- Supplied information:
────────
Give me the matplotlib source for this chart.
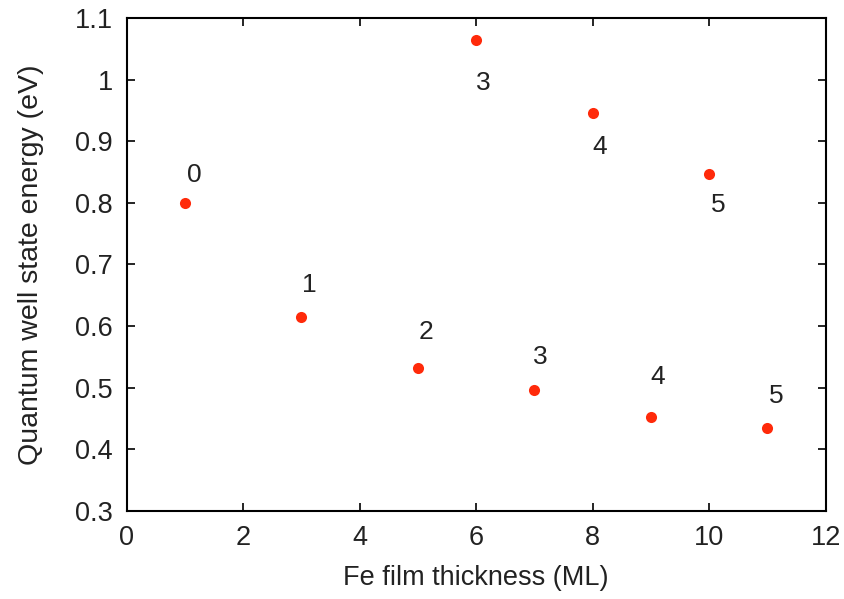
import numpy as np
import matplotlib
matplotlib.use("Agg")
import matplotlib.pyplot as plt

# data
thickness = [1, 3, 5, 6, 7, 8, 9, 10, 11]
energy = [0.800, 0.615, 0.532, 1.065, 0.496, 0.945, 0.453, 0.847, 0.435]
labels = ["0", "1", "2", "3", "3", "4", "4", "5", "5"]

# label offsets in pixels (placement only)
offsets = [(9, 28), (8, 32), (8, 36), (7, -43), (6, 33), (7, -34), (7, 40), (9, -31), (9, 32)]

plt.rcParams['font.family'] = ['Liberation Sans', 'DejaVu Sans']

fig = plt.figure(figsize=(8.45, 5.99), dpi=100)
ax = fig.add_axes([0.150, 0.147, 0.827, 0.823])

ax.plot(thickness, energy, 'o', color='#ff2a0a', markersize=8, markeredgewidth=0)
for x, y, s, (dx, dy) in zip(thickness, energy, labels, offsets):
    ax.annotate(s, (x, y), xytext=(dx * 0.72, dy * 0.72), textcoords='offset points',
                ha='center', va='center', fontsize=19, color='#222222')

ax.set_xlim(0, 12)
ax.set_ylim(0.3, 1.1)
ax.set_xticks(np.arange(0, 13, 2))
ax.set_yticks(np.arange(0.3, 1.11, 0.1))
ax.set_yticklabels(['0.3', '0.4', '0.5', '0.6', '0.7', '0.8', '0.9', '1', '1.1'])
ax.tick_params(direction='in', top=True, right=True, length=6, width=1.2,
               labelsize=19.5, pad=10, labelcolor='#222222')
for sp in ax.spines.values():
    sp.set_linewidth(1.5)

ax.set_xlabel('Fe film thickness (ML)', fontsize=19.5, labelpad=10, color='#222222')
ax.set_ylabel('Quantum well state energy (eV)', fontsize=20.5, labelpad=22, color='#222222')

fig.savefig('out.png', dpi=100)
────────
- To do: Reproduce the material above exactly, first line through the line that contains "ha='center', va='center', fontsize=19, color='#222222')", minus the pictures.

- Answer below:
Give me the matplotlib source for this chart.
import numpy as np
import matplotlib
matplotlib.use("Agg")
import matplotlib.pyplot as plt

# data
thickness = [1, 3, 5, 6, 7, 8, 9, 10, 11]
energy = [0.800, 0.615, 0.532, 1.065, 0.496, 0.945, 0.453, 0.847, 0.435]
labels = ["0", "1", "2", "3", "3", "4", "4", "5", "5"]

# label offsets in pixels (placement only)
offsets = [(9, 28), (8, 32), (8, 36), (7, -43), (6, 33), (7, -34), (7, 40), (9, -31), (9, 32)]

plt.rcParams['font.family'] = ['Liberation Sans', 'DejaVu Sans']

fig = plt.figure(figsize=(8.45, 5.99), dpi=100)
ax = fig.add_axes([0.150, 0.147, 0.827, 0.823])

ax.plot(thickness, energy, 'o', color='#ff2a0a', markersize=8, markeredgewidth=0)
for x, y, s, (dx, dy) in zip(thickness, energy, labels, offsets):
    ax.annotate(s, (x, y), xytext=(dx * 0.72, dy * 0.72), textcoords='offset points',
                ha='center', va='center', fontsize=19, color='#222222')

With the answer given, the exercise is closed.